Niall001 wrote:Now, if Jack finds himself in a minority of one, then surely he is powerless since he cannot accomplish anything? And if he is powerless, he is in the position of a child, where he can be forced to obey, no?
Powerlessness to accomplish a thing and powerlessness to resist are two very different things. The Mary McCarthy quotation is explicit on this point. What can any person force you to do something if even pointing a gun at you and demanding obedience is only tempting you? The answer is, even if you're obeying a command under mortal duress, the action is still yours. Others around you may find it more sympathetic if you held out until threatened with execution, but the deed itself is still accomplished by your participation.
I don't see any indication in the essay that Arendt considers the human power to decline participation as mutable. Quite often we do take the political temptations that are offered to us, but there are plenty of examples that demonstrate that states (like Denmark) and individuals (like those German citizens who refused to participate) can resist even that temptation even when powerless, even when the it's presented as a choice between obedience and punishment.
Temptation doesn't really seem to be the right word to describe that situation. In fact, Arendt states that:
Impotence or complete powerlessness is, I think, a valid excuse.

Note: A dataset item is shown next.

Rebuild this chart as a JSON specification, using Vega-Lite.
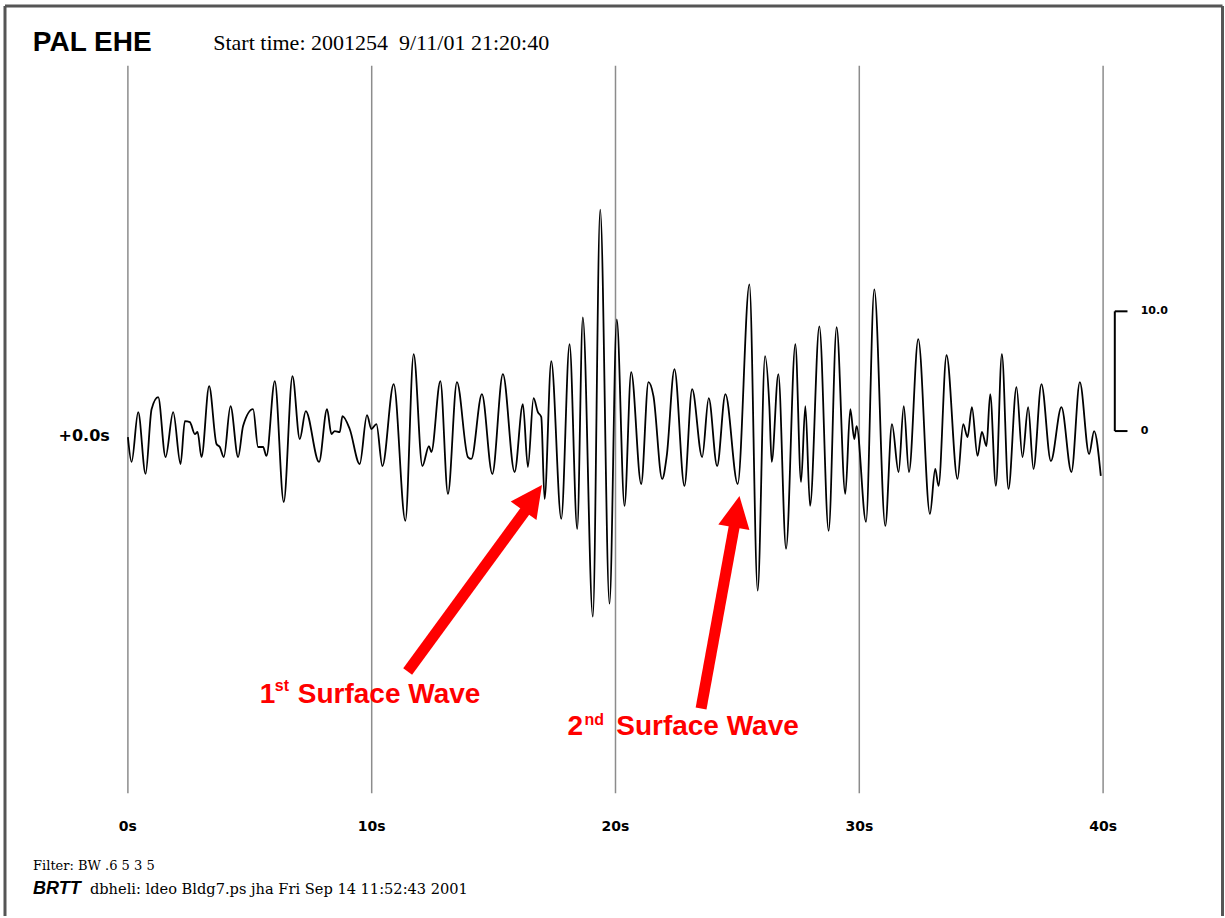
{
  "$schema": "https://vega.github.io/schema/vega-lite/v6.json",
  "width": 1225,
  "height": 918,
  "autosize": {"type": "fit", "contains": "padding"},
  "padding": 0,
  "background": "white",
  "config": {"view": {"stroke": null}},
  "datasets": {
    "wave": [
      {"t":0,"a":-0.5},{"t":0.152,"a":-2.58},{"t":0.422,"a":1.58},{"t":0.725,"a":-3.58},{"t":0.971,"a":1.83},{"t":1.242,"a":2.83},{"t":1.545,"a":-2.17},{"t":1.857,"a":1.58},{"t":2.16,"a":-2.75},{"t":2.336,"a":0.83},{"t":2.541,"a":0.75},{"t":2.746,"a":-0.25},{"t":2.857,"a":-0.08},{"t":3.02,"a":-2.17},{"t":3.332,"a":3.75},{"t":3.635,"a":-1.08},{"t":3.77,"a":-1.33},{"t":3.934,"a":-2.17},{"t":4.209,"a":2.08},{"t":4.52,"a":-2.17},{"t":4.725,"a":0.42},{"t":5.135,"a":1.83},{"t":5.34,"a":-1.33},{"t":5.545,"a":-1.33},{"t":5.684,"a":-2.08},{"t":6.025,"a":4.17},{"t":6.393,"a":-5.92},{"t":6.75,"a":4.58},{"t":7.049,"a":-0.67},{"t":7.295,"a":1.67},{"t":7.84,"a":-2.58},{"t":8.168,"a":1.83},{"t":8.348,"a":-0.25},{"t":8.484,"a":0},{"t":8.689,"a":-0.08},{"t":8.799,"a":1.25},{"t":9.098,"a":0.17},{"t":9.508,"a":-2.75},{"t":9.807,"a":1.33},{"t":9.988,"a":0.17},{"t":10.193,"a":0.58},{"t":10.439,"a":-2.92},{"t":10.902,"a":3.92},{"t":11.381,"a":-7.5},{"t":11.721,"a":6.42},{"t":12.078,"a":-2.92},{"t":12.348,"a":-1.25},{"t":12.447,"a":-1.75},{"t":12.816,"a":4.17},{"t":13.127,"a":-5.25},{"t":13.496,"a":4.08},{"t":13.947,"a":-2.17},{"t":14.086,"a":-2.33},{"t":14.52,"a":3.08},{"t":14.947,"a":-3.58},{"t":15.381,"a":4.75},{"t":15.861,"a":-3.42},{"t":16.201,"a":2.25},{"t":16.406,"a":-3.0},{"t":16.639,"a":2.75},{"t":16.816,"a":1.58},{"t":16.955,"a":1.17},{"t":17.09,"a":-5.67},{"t":17.365,"a":5.83},{"t":17.775,"a":-7.33},{"t":18.115,"a":7.25},{"t":18.43,"a":-8.17},{"t":18.66,"a":9.5},{"t":19.07,"a":-15.5},{"t":19.373,"a":18.5},{"t":19.754,"a":-14.42},{"t":20.053,"a":9.33},{"t":20.369,"a":-6.25},{"t":20.643,"a":4.92},{"t":21.053,"a":-4.42},{"t":21.352,"a":4.08},{"t":21.557,"a":2.92},{"t":21.914,"a":-4.0},{"t":22.102,"a":-2.08},{"t":22.418,"a":5.17},{"t":22.828,"a":-4.58},{"t":23.143,"a":3.5},{"t":23.553,"a":-2.17},{"t":23.824,"a":2.75},{"t":24.168,"a":-2.92},{"t":24.508,"a":3.08},{"t":25.012,"a":-4.42},{"t":25.492,"a":12.25},{"t":25.832,"a":-13.33},{"t":26.135,"a":6.25},{"t":26.311,"a":2.08},{"t":26.406,"a":-2.58},{"t":26.68,"a":4.75},{"t":26.996,"a":-9.83},{"t":27.377,"a":7.25},{"t":27.611,"a":-4.25},{"t":27.787,"a":2.08},{"t":27.98,"a":-6.25},{"t":28.361,"a":8.75},{"t":28.742,"a":-8.33},{"t":29.07,"a":8.67},{"t":29.426,"a":-5.25},{"t":29.631,"a":1.83},{"t":29.795,"a":-0.67},{"t":29.889,"a":0.42},{"t":30.275,"a":-7.58},{"t":30.615,"a":11.83},{"t":31.066,"a":-7.92},{"t":31.34,"a":0.58},{"t":31.611,"a":-3.42},{"t":31.824,"a":2.08},{"t":32.037,"a":-3.42},{"t":32.418,"a":7.67},{"t":32.898,"a":-6.92},{"t":33.115,"a":-3.17},{"t":33.25,"a":-4.58},{"t":33.578,"a":6.33},{"t":34.029,"a":-4.0},{"t":34.262,"a":0.58},{"t":34.439,"a":-0.5},{"t":34.619,"a":2.0},{"t":34.848,"a":-2.08},{"t":35.029,"a":-0.08},{"t":35.217,"a":-1.25},{"t":35.369,"a":3.08},{"t":35.602,"a":-4.58},{"t":35.848,"a":6.42},{"t":36.119,"a":-4.83},{"t":36.447,"a":3.67},{"t":36.693,"a":-2.17},{"t":36.926,"a":2.0},{"t":37.143,"a":-3.17},{"t":37.471,"a":3.92},{"t":37.857,"a":-2.5},{"t":38.291,"a":2.0},{"t":38.701,"a":-3.42},{"t":39.045,"a":4.08},{"t":39.426,"a":-1.92},{"t":39.631,"a":0},{"t":39.906,"a":-3.75}
    ],
    "grid": [{"t":0,"label":"0s"},{"t":10,"label":"10s"},{"t":20,"label":"20s"},{"t":30,"label":"30s"},{"t":40,"label":"40s"}],
    "frame": [
      {"x1":-5.041,"y1":35.5,"x2":44.898,"y2":35.5},
      {"x1":-5.041,"y1":35.5,"x2":-5.041,"y2":-40.5},
      {"x1":44.898,"y1":35.5,"x2":44.898,"y2":-40.5}
    ],
    "scalebar": [
      {"x1":40.48,"y1":0,"x2":40.48,"y2":10},
      {"x1":40.48,"y1":10,"x2":41.0,"y2":10},
      {"x1":40.48,"y1":0,"x2":41.0,"y2":0}
    ],
    "arrows": [
      {"x1":11.475,"y1":-20.08,"x2":16.5,"y2":-6.1},
      {"x1":23.51,"y1":-23.17,"x2":24.93,"y2":-7.3}
    ]
  },
  "layer": [
    {
      "data": {"name": "frame"},
      "mark": {"type": "rule", "color": "#555555", "strokeWidth": 3},
      "encoding": {
        "x": {"field": "x1", "type": "quantitative", "scale": {"domain": [-5.246, 44.959], "nice": false, "zero": false}, "axis": null},
        "y": {"field": "y1", "type": "quantitative", "scale": {"domain": [-40.5, 36], "nice": false, "zero": false}, "axis": null},
        "x2": {"field": "x2"},
        "y2": {"field": "y2"}
      }
    },
    {
      "data": {"name": "grid"},
      "mark": {"type": "rule", "color": "#8c8c8c", "strokeWidth": 1.5},
      "encoding": {
        "x": {"field": "t", "type": "quantitative"},
        "y": {"datum": 30.5, "type": "quantitative"},
        "y2": {"datum": -30.25}
      }
    },
    {
      "data": {"name": "grid"},
      "mark": {"type": "text", "font": "DejaVu Sans", "fontWeight": "bold", "fontSize": 14, "align": "center", "baseline": "middle", "color": "#000000"},
      "encoding": {
        "x": {"field": "t", "type": "quantitative"},
        "y": {"datum": -33.1, "type": "quantitative"},
        "text": {"field": "label"}
      }
    },
    {
      "data": {"name": "wave"},
      "mark": {"type": "line", "color": "#000000", "strokeWidth": 1.8, "interpolate": "monotone"},
      "encoding": {
        "x": {"field": "t", "type": "quantitative"},
        "y": {"field": "a", "type": "quantitative"}
      }
    },
    {
      "data": {"name": "scalebar"},
      "mark": {"type": "rule", "color": "#000000", "strokeWidth": 2},
      "encoding": {
        "x": {"field": "x1", "type": "quantitative"},
        "y": {"field": "y1", "type": "quantitative"},
        "x2": {"field": "x2"},
        "y2": {"field": "y2"}
      }
    },
    {
      "data": {"values": [{"label": "10.0", "t": 41.54, "a": 10}, {"label": "0", "t": 41.54, "a": 0}]},
      "mark": {"type": "text", "font": "DejaVu Sans", "fontWeight": "bold", "fontSize": 11, "align": "left", "baseline": "middle", "color": "#000000"},
      "encoding": {
        "x": {"field": "t", "type": "quantitative"},
        "y": {"field": "a", "type": "quantitative"},
        "text": {"field": "label"}
      }
    },
    {
      "data": {"values": [{"label": "+0.0s", "t": -0.74, "a": -0.42}]},
      "mark": {"type": "text", "font": "DejaVu Sans", "fontWeight": "bold", "fontSize": 16, "align": "right", "baseline": "middle", "color": "#000000"},
      "encoding": {
        "x": {"field": "t", "type": "quantitative"},
        "y": {"field": "a", "type": "quantitative"},
        "text": {"field": "label"}
      }
    },
    {
      "data": {"values": [{"label": "PAL EHE", "t": -3.9, "a": 31.7}]},
      "mark": {"type": "text", "font": "Liberation Sans", "fontWeight": "bold", "fontSize": 28, "align": "left", "baseline": "alphabetic", "color": "#000000"},
      "encoding": {
        "x": {"field": "t", "type": "quantitative"},
        "y": {"field": "a", "type": "quantitative"},
        "text": {"field": "label"}
      }
    },
    {
      "data": {"values": [{"label": "Start time: 2001254\u00a0 9/11/01 21:20:40", "t": 3.5, "a": 31.8}]},
      "mark": {"type": "text", "font": "Liberation Serif", "fontSize": 22, "align": "left", "baseline": "alphabetic", "color": "#000000"},
      "encoding": {
        "x": {"field": "t", "type": "quantitative"},
        "y": {"field": "a", "type": "quantitative"},
        "text": {"field": "label"}
      }
    },
    {
      "data": {"values": [{"label": "Filter: BW .6 5 3 5", "t": -3.89, "a": -36.66}]},
      "mark": {"type": "text", "font": "DejaVu Serif", "fontSize": 13, "align": "left", "baseline": "alphabetic", "color": "#000000"},
      "encoding": {
        "x": {"field": "t", "type": "quantitative"},
        "y": {"field": "a", "type": "quantitative"},
        "text": {"field": "label"}
      }
    },
    {
      "data": {"values": [{"label": "dbheli: ldeo Bldg7.ps jha Fri Sep 14 11:52:43 2001", "t": -1.557, "a": -38.66}]},
      "mark": {"type": "text", "font": "DejaVu Serif", "fontSize": 14.6, "align": "left", "baseline": "alphabetic", "color": "#000000"},
      "encoding": {
        "x": {"field": "t", "type": "quantitative"},
        "y": {"field": "a", "type": "quantitative"},
        "text": {"field": "label"}
      }
    },
    {
      "data": {"values": [{"label": "BRTT", "t": -3.89, "a": -38.66}]},
      "mark": {"type": "text", "font": "Liberation Sans", "fontWeight": "bold", "fontStyle": "italic", "fontSize": 18, "align": "left", "baseline": "alphabetic", "color": "#000000"},
      "encoding": {
        "x": {"field": "t", "type": "quantitative"},
        "y": {"field": "a", "type": "quantitative"},
        "text": {"field": "label"}
      }
    },
    {
      "data": {"name": "arrows"},
      "mark": {"type": "rule", "color": "#ff0000", "strokeWidth": 11, "strokeCap": "butt"},
      "encoding": {
        "x": {"field": "x1", "type": "quantitative"},
        "y": {"field": "y1", "type": "quantitative"},
        "x2": {"field": "x2"},
        "y2": {"field": "y2"}
      }
    },
    {
      "data": {"values": [{"t": 16.607, "a": -5.58}]},
      "mark": {"type": "point", "shape": "M0,-1L1,1L-1,1Z", "size": 1000, "filled": true, "color": "#ff0000", "opacity": 1, "angle": 35.5},
      "encoding": {
        "x": {"field": "t", "type": "quantitative"},
        "y": {"field": "a", "type": "quantitative"}
      }
    },
    {
      "data": {"values": [{"t": 24.971, "a": -6.73}]},
      "mark": {"type": "point", "shape": "M0,-1L1,1L-1,1Z", "size": 1000, "filled": true, "color": "#ff0000", "opacity": 1, "angle": 10.2},
      "encoding": {
        "x": {"field": "t", "type": "quantitative"},
        "y": {"field": "a", "type": "quantitative"}
      }
    },
    {
      "data": {"values": [{"label": "1", "t": 5.41, "a": -22.75}, {"label": "Surface Wave", "t": 6.967, "a": -22.75}, {"label": "2", "t": 18.03, "a": -25.42}, {"label": "Surface Wave", "t": 20.03, "a": -25.42}]},
      "mark": {"type": "text", "font": "Liberation Sans", "fontWeight": "bold", "fontSize": 28, "align": "left", "baseline": "alphabetic", "color": "#ff0000"},
      "encoding": {
        "x": {"field": "t", "type": "quantitative"},
        "y": {"field": "a", "type": "quantitative"},
        "text": {"field": "label"}
      }
    },
    {
      "data": {"values": [{"label": "st", "t": 6.025, "a": -21.75}, {"label": "nd", "t": 18.73, "a": -24.58}]},
      "mark": {"type": "text", "font": "Liberation Sans", "fontWeight": "bold", "fontSize": 16, "align": "left", "baseline": "alphabetic", "color": "#ff0000"},
      "encoding": {
        "x": {"field": "t", "type": "quantitative"},
        "y": {"field": "a", "type": "quantitative"},
        "text": {"field": "label"}
      }
    }
  ]
}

But in that context, she's talking about an excuse for not fighting the immorality around you. She does not take impotence or powerlessness as an excuse for participating in that morality yourself.
I also find it a little odd that Arendt figures that the doubters and the skeptics are the most reliable, but at the same time, she seems to suggest that our only reliable sense of morality is intuitive.
Well, despite what Mr. P spoke of above, I don't think she's championing Freethought here. The doubters and the skeptics are valuable in these situations not because they apply a standard of reason that is independent of the given values and rationalizations of society, but simply because, by impulse, they tend to be wary of enthusiasms. They, like anyone else, must depend on their own internal faculties for judging a situation, but they're more likely to fall back on those faculties than a person who feels secure in championing anything that resembles a previously affirmed moral standard.
It's a bit wishy washy. We're supposed to think, but not too much. We're supposed to go with our intuition, but not too much. Which is fine advice if you have an end-goal in mind, but deciding upon that end-goal, Arendt doesn't really seem to have a solution.
Wishy washy? Really? I think Arendt is suggesting the more difficult road here, and she seems very much aware of that fact.
It would be far simpler to suppose that there is an external moral standard, and that we can all just whip out our Little Orphan Annie Decoder Rings any time there's a moral quandary. The idea that we can use reason to arrive at a reliable moral solution to any problem presupposes that there is a reliable set of premises that we can reason from. But there's no particular reason to suppose that there is, and even if there were, how do we substantiate those premises? The Germans that leapt on board with the Nazis could easily square their prior moral convictions with their new political action, and by degrees that led to their involvement, as a nation, in something that, from our remove, seems patently evil.
So it isn't that we're not supposed to think too much. We can think all we want once we've established a basis for moral judgment, but rational thought itself provides no such basis. Things would be much simpler if it did. For one thing, there would be almost no grounds for disagreement over what is and what is not moral.
It almost looks to me as though the entire essay is meant to deal with the problem of the apparent failure of moral judgment in instances like the Nazi rise to power -- a problem seems to have really troubled Arendt only after the Eichmann trial. She proposes a solution to that problem by considering the examples of those who consciously refused to participate in that power. If it isn't a terribly comforting answer, that's probably because Arendt's experience and study finally led her to the conclusion that only the most tenuous threads connect humanity and morality.